[aprssig] Iridium humbles APRS

Bob Bruninga bruninga at usna.edu
Fri Apr 6 17:06:58 EDT 2012


I was humbled after giving an APRS talk to a bunch of Polar Engineers who do
all the science at the poles.  They have complete 2-way, high-data rate
trackers smaller than ours, and theirs work everywhere on the planet.  About
the size of a pack of cards, and antenna and a battery and you have the
ultimate remote "APRS" system...  though they have the bandwidth to add a
WEB cam and SEE what it sees!

Here are some random notes I made...

Subject: Iridium info ...

100,000 typical trackers, probably 100 in Arctic and 200 in Antarctic...

Short Burst Data (SBD)... about  100k units sold

$950 unit cost...

94.2% overall system reliability over the long term for making a call...

1.9 Kbytes... 350 bytes per burst

1616 - 1626 MHz..  1.6W peak

leverage off the DOD Gateway... $250/mo... all the bandwidth you want...
NSF paying $1.2M per year for irridium.. "paying for SIM cards"...

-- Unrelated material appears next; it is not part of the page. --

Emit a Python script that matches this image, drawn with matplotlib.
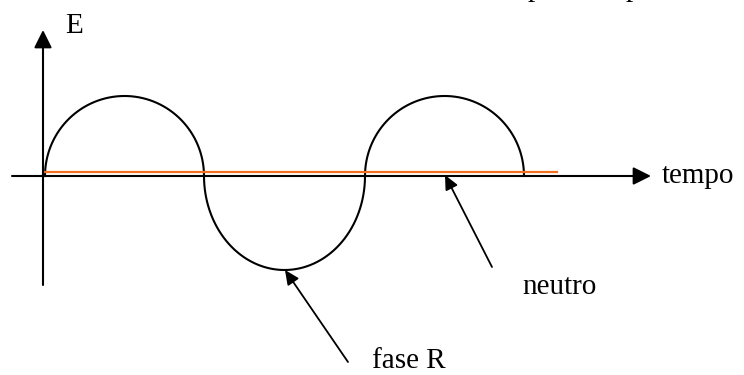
import numpy as np
import matplotlib.pyplot as plt

# schematic values (pixel-like units, origin where the axes cross)
cross_t = [2, 161, 322, 481]      # zero crossings of the phase curve
half_amp = [80, -94, 80]          # height of each half cycle
neutral_t = [2, 514]              # neutral line start/end
neutral_e = 4
yaxis_e = [-109, 146]
xaxis_t = [-31, 608]

plt.rcParams['font.family'] = ['Liberation Serif', 'DejaVu Serif']

fig = plt.figure(figsize=(7.44, 3.75), dpi=100)
ax = fig.add_axes([0, 0, 1, 1])
ax.set_xlim(-43, 701)
ax.set_ylim(-199, 176)
ax.axis('off')

# axes with arrow heads
ax.annotate('', xy=(0, yaxis_e[1]), xytext=(0, yaxis_e[0]),
            arrowprops=dict(arrowstyle='-|>,head_length=0.54,head_width=0.27',
                            mutation_scale=20, color='black', lw=1.5,
                            shrinkA=0, shrinkB=0))
ax.annotate('', xy=(xaxis_t[1], 0), xytext=(xaxis_t[0], 0),
            arrowprops=dict(arrowstyle='-|>,head_length=0.54,head_width=0.27',
                            mutation_scale=20, color='black', lw=1.5,
                            shrinkA=0, shrinkB=0))

# phase curve made of half ellipses
for i in range(len(half_amp)):
    a = (cross_t[i + 1] - cross_t[i]) / 2
    c = (cross_t[i + 1] + cross_t[i]) / 2
    th = np.linspace(np.pi, 0, 200)
    ax.plot(c + a * np.cos(th), half_amp[i] * np.sin(th), color='black', lw=1.5)

# neutral
ax.plot(neutral_t, [neutral_e, neutral_e], color='#f07020', lw=1.6)

ax.text(22, 143, 'E', fontsize=21, va='baseline')
ax.text(619, -7, 'tempo', fontsize=21, va='baseline')
# tail of a text line cut off at the top edge
ax.text(485, 180, 'p', fontsize=21, va='baseline')
ax.text(583, 180, 'p', fontsize=21, va='baseline')

ax.annotate('', xy=(402, 1), xytext=(449, -91),
            arrowprops=dict(arrowstyle='-|>,head_length=0.43,head_width=0.2',
                            mutation_scale=20, color='black', lw=1.3,
                            shrinkA=0, shrinkB=0))
ax.text(479, -118, 'neutro', fontsize=21, va='baseline')

ax.annotate('', xy=(242, -94), xytext=(305, -186),
            arrowprops=dict(arrowstyle='-|>,head_length=0.43,head_width=0.2',
                            mutation_scale=20, color='black', lw=1.3,
                            shrinkA=0, shrinkB=0))
ax.text(329, -192, 'fase R', fontsize=21, va='baseline')

fig.savefig('out.png', dpi=100)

very expensive commercially...  mostly in the arctic?  Monthly $14/mo and $1
per minute.

phone models :9552 phone.  Now the 9555 phone

Iridium bankrupt in 2011?  But going stong???

Iridium fueled to 2017.  No known expectations of loss of service other than
typical space radiation problems.  THey just got $2.3B to build the next
network..

New mode:  Global Data Broadcast.  A paging capability.  Presently it is
point-to-point.  But will be able to hit multiple units at the same time.

Now it takes 15 to 40 seconds to place a call.  This new system will be more
like PTT.  Just push to talk and all hear it!

SIM numbers:   (these are full phone units I htnk) 400 in antarctic, 100 in
the arctic..

The GPS unit "pass through" means they share the antenna meaning you lose
about 3 dB link margin if you also have the GPS option.